PALERMO- Francesco Forgione torna in Sicilia da capolista al Senato di Sel, e lo fa con una battuta: “Non ho mai smesso da vent’anni di essere residente nell’Isola”. Un ironico mettere mani avanti dopo il pasticciaccio del “caso Fava” alle ultime regionali. L’ex presidente della commissione nazionale Antimafia, di quell’Antimafia, rivendica con orgoglio, che varò il codice etico sulle candidature oggi adottato da diversi partiti e che approvò la prima relazione sulle infiltrazioni della ‘ndrangheta al Nord, torna sul campo guidando la lista di Vendola per Palazzo Madama. Un ritorno che segue a una fortunata esperienza da scrittore di saggi sulle mafie (il primo, “Mafia export”, tradotto in 22 Paesi) accompagnata da conferenze in giro per il mondo, ospite, ci racconta, del governo dell’Argentina, della presidenza della Repubblica dell’Ecuador e via discorrendo.
Intanto, queste Politiche in Sicilia vedono ricompattarsi Sel e Pd dopo le divisioni delle regionali. Come valuta questo riavvicinamento?
“Dentro le ragioni nazionali di una coalizione nazionale che deve sconfiggere le destre per dare all’Italia un governo di cambiamento. In questo quadro sta dentro un nuovo ruolo della Sicilia, dopo gli anni in cui le destre hanno subito l’egemonia culturale della Lega. Ora bisogna trovare un terreno comune di lotta e una fisionomia di sinistra”.
Quali sono i temi centrali di quella “fisionomia di sinistra” di cui lei parla?
“Primo: un peso diverso della cultura, della scuola, dell’università in un’ottica mediterranea. Secondo: la centralità del lavoro e degli investimenti al Sud, in una visione che abbia al primo posto l’impatto occupazionale dei progetti.
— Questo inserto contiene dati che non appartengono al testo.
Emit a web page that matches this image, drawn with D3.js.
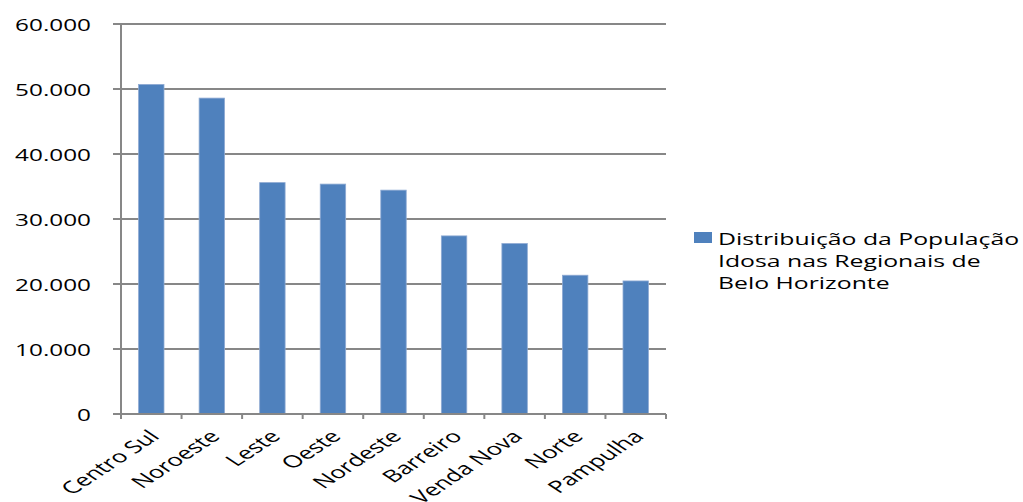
<!DOCTYPE html>
<html>
<head>
<meta charset="utf-8">
<script src="https://cdn.jsdelivr.net/npm/d3@7"></script>
<style>
  html, body { margin: 0; padding: 0; background: #fff; }
  svg text { font-family: "Open Sans", "DejaVu Sans", sans-serif; fill: #000; }
</style>
</head>
<body>
<svg id="chart" width="1023" height="502"></svg>
<script>
// Regional categories and elderly population counts
const regionais = ["Centro Sul", "Noroeste", "Leste", "Oeste", "Nordeste", "Barreiro", "Venda Nova", "Norte", "Pampulha"];
const populacaoIdosa = [50700, 48600, 35600, 35370, 34440, 27400, 26220, 21350, 20470];
const yTicks = [0, 10000, 20000, 30000, 40000, 50000, 60000];
const legendLines = ["Distribuição da População", "Idosa nas Regionais de", "Belo Horizonte"];

const svg = d3.select("#chart");
const stretch = 1.52;          // wide-set lettering
const plotLeft = 121, plotRight = 666, plotTop = 24, plotBottom = 414;
const gridColor = "#878787";
const barColor = "#4F81BD";

const ptBR = d3.formatLocale({ decimal: ",", thousands: ".", grouping: [3], currency: ["R$", ""] });
const fmt = ptBR.format(",d");

const x = d3.scaleBand().domain(regionais).range([plotLeft, plotRight]).padding(0);
const y = d3.scaleLinear().domain([0, 60000]).range([plotBottom, plotTop]);

// horizontal gridlines with left tick stubs
svg.append("g").selectAll("line").data(yTicks.filter(d => d > 0)).join("line")
  .attr("x1", plotLeft - 8).attr("x2", plotRight)
  .attr("y1", d => y(d)).attr("y2", d => y(d))
  .attr("stroke", gridColor).attr("stroke-width", 2);

// bars
const barW = x.bandwidth() * 0.42;
svg.append("g").selectAll("rect").data(regionais).join("rect")
  .attr("x", d => x(d) + x.bandwidth() / 2 - barW / 2)
  .attr("width", barW)
  .attr("y", (d, i) => y(populacaoIdosa[i]))
  .attr("height", (d, i) => y(0) - y(populacaoIdosa[i]))
  .attr("fill", barColor)
  .attr("stroke", "#8eaad3").attr("stroke-width", 0.8);

// y axis line
svg.append("line")
  .attr("x1", plotLeft).attr("x2", plotLeft).attr("y1", plotTop).attr("y2", plotBottom + 5)
  .attr("stroke", gridColor).attr("stroke-width", 2);

// x axis baseline + band boundary ticks
svg.append("line")
  .attr("x1", plotLeft - 8).attr("x2", plotRight).attr("y1", plotBottom).attr("y2", plotBottom)
  .attr("stroke", gridColor).attr("stroke-width", 2);
const bounds = regionais.map(d => x(d) + x.step());
svg.append("g").selectAll("line").data(bounds).join("line")
  .attr("x1", d => d).attr("x2", d => d).attr("y1", plotBottom).attr("y2", plotBottom + 5)
  .attr("stroke", gridColor).attr("stroke-width", 2);

// y tick labels
svg.append("g").selectAll("text").data(yTicks).join("text")
  .attr("transform", d => `translate(${plotLeft - 30},${y(d)}) scale(${stretch},1)`)
  .attr("text-anchor", "end")
  .attr("dy", "0.42em")
  .style("font-size", "16px")
  .text(d => fmt(d));

// x category labels, rotated
svg.append("g").selectAll("text").data(regionais).join("text")
  .attr("transform", d => `translate(${x(d) + x.bandwidth() / 2 - 2},${plotBottom + 16}) scale(${stretch},1) rotate(-45)`)
  .attr("text-anchor", "end")
  .attr("dy", "0.62em")
  .style("font-size", "17px")
  .text(d => d);

// legend
const lg = svg.append("g");
lg.append("rect").attr("x", 694).attr("y", 232).attr("width", 18).attr("height", 11).attr("fill", barColor);
lg.selectAll("text").data(legendLines).join("text")
  .attr("transform", (d, i) => `translate(718,${244.5 + i * 22}) scale(1.55,1)`)
  .style("font-size", "16px")
  .text(d => d);
</script>
</body>
</html>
Terzo punto, che per la mia storia è ovviamente centrale, un’antimafia che rappresenti la ricostruzione di un’etica pubblica e superi l’esclusività dell’azione giudiziaria e penale”.
Come giudica dall’esterno le prime mosse del governo Crocetta?
“Credo che stia dando importanti segnali di rottura in Sicilia, soprattutto sul piano del costo di una burocrazia ormai fuori dal tempo. Questo è un dato sul quale aprire un dialogo positivo. Ma bisogna evitare che a questi segnali di rottura si associno forme di consociativismo condizionate dai numeri dell’Assemblea, che spingono quotidianamente a trattative permanenti. Bisogna assicurare una forte discontinuità con il recente passato, sia con il lombardismo sia con il cuffarismo”.
Ma a proposito di Lombardo, pare che il suo partito stia trattando con Tabacci, che è vostro alleato. Come vedrebbe un loro ingresso nella coalizione di centrosinistra?
“Il centrosinistra deve vincere con la forza di una proposta di cambiamento e di alternativa nei programmi e negli uomini. Cooptare pezzi lombardiani nella coalizione sarebbe un errore grave che azzopperebbe la forza di cambiamento del futuro governo Bersani. Da questo punto di vista, il voto a Sel è il più serio degli argini”.
In questa competizione elettorale vi ritrovate un competitor che parla anche al vostro elettorato: Antonio Ingroia. Che ne pensa della sua scelta di candidarsi premier?
“Una candidatura come quella di Ingroia, che ripropone all’attenzione nazionale temi come la lotta alla mafia, per me ha un valore positivo per il dibattito che stimola. Ma credo che in questo momento, contro Berlusconi e la Lega da una parte e Monti e Casini dall’altra, una posizione che si sottrae a questo scontro fondamentale rischia di favorire chi vuole bloccare il cambiamento. Io credo che gli elettori di centrosinistra lo comprenderanno, soprattutto in Sicilia, che con la Lombardia è la regione decisiva in queste elezioni per il futuro dell’Italia”.
Qual è l’obiettivo di Sel in Sicilia?
“La rappresentanza piena della sinistra siciliana nei collegi della Camera e al Senato”.
Lei sa che c’è chi teme che Sel oggi possa essere quello che fu il suo partito, Rifondazione, per il governo Prodi, cioè l’alleato massimalista che poi fa saltare il tavolo.
“Sel è una forza di sinistra popolare, radicale nei contenuti, ma anche di governo. Noi non scindiamo la parola sinistra dal ruolo che in questa fase deve avere un governo. Non ci saranno più Turigliatti”.